Take the racialized IQ gap. Genovese has noted that while he is comforted to know that whites got that standard deviation on blacks, he would not be happy to know how low Sicilians are on the white food chain. The comfort and superiority 'whites' feel vis-a-vis 'blacks' would be undermined by the cessation of the racial classification of test score data (that racialization also justifies statistical discrimination against blacks which can become a self fufilling prophesy through cumulative causation); after all, it is well known that Southern rural whites have scored lower than urban Northern blacks on Army performance tests.

There are good reasons of course not to terminate the social scientific practice of classifying data racially, as recommended by Yehudi Webster, for it would only deprive us of the tool by which to measure the effects of continued discrimination--the kind of work done by Patrick Mason in the latest issue of *Challenge* for example.

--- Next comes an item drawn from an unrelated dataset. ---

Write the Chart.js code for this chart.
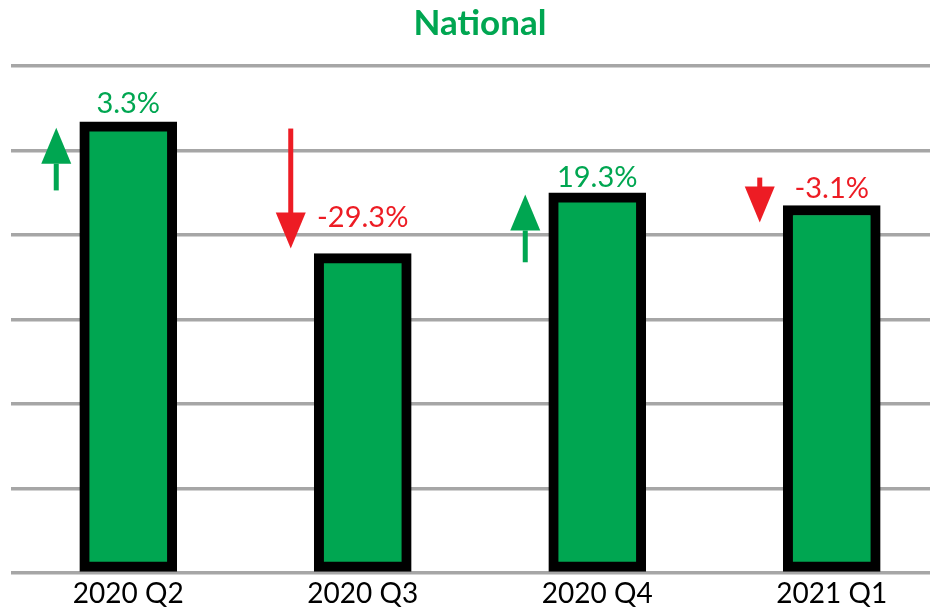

But the Thernstroms, D'Souzas and others are convinced that the gap between the unskilled and the very poor and the rest has grown because so many inferior minorities with their bad habits and possible congenital defects are concentrated in their ranks. That's why they love to racialize data; they think race explains how bad things are--those blacks and Mexicans are just ill-adapted for a skill intensive world (another big time myth--see Howell, Palley, Galbraith) and are being left behind; as a result the very poor and the unskilled among whom racialized minorities are concentrated are growing more unequal everyday.

Of course racism only explains why minorities are concentrated among the unskilled or the very poor; not why their conditions are deteriorating or stagnating in ever more grotesque fashion. That's to be put at the door of the historic crisis of capitalism. The reactionaries and the activists--who share bourgeois horizons--don't want to understand the class dynamics and crisis tendencies and capitalist limits on the mixed economy which have polarized the country and in doing so have accentuated racial inequality because of the non fortuituous concentration of minorities among the most vulnerable sections of the proletariat.

I think many racial activists simply don't want to face the coming storm. They hope that if they can get white people to think reasonably about social policy and be less bothered about being in a coalition with blacks, good social democratic leaders can emerge and fix things up again (fantasies of an Amerigo Jospin). It's as if they think that if they could more whites to be against welfare reform, Clinton will have to reverse himself (as if the Reagan assault began with white approval in the first place) or the Democrats will nominate someone who can feel our pain better next time (Thomas Ferguson does a good job of disabusing people of this illusion). Scratch an abolish a whitey activist and you'll get a good social democrat. Hardly radical.

I have decided to play the role of class dogmatist here (others will think that I have simply confessed to what they knew all along--I am a white identified marxist). I argue that whatever benefit derives from 'racial' knowledge cannot be segregated from the contribution racial classification in official and social scientific makes to the materialization and the entrenchment of white racial consciousness--the very problems of which we had set out to discover the scope and depth.

Now see if someone can do a better job of proving me wrong (and believe I am all ears) than the name calling Michael E used in his last post.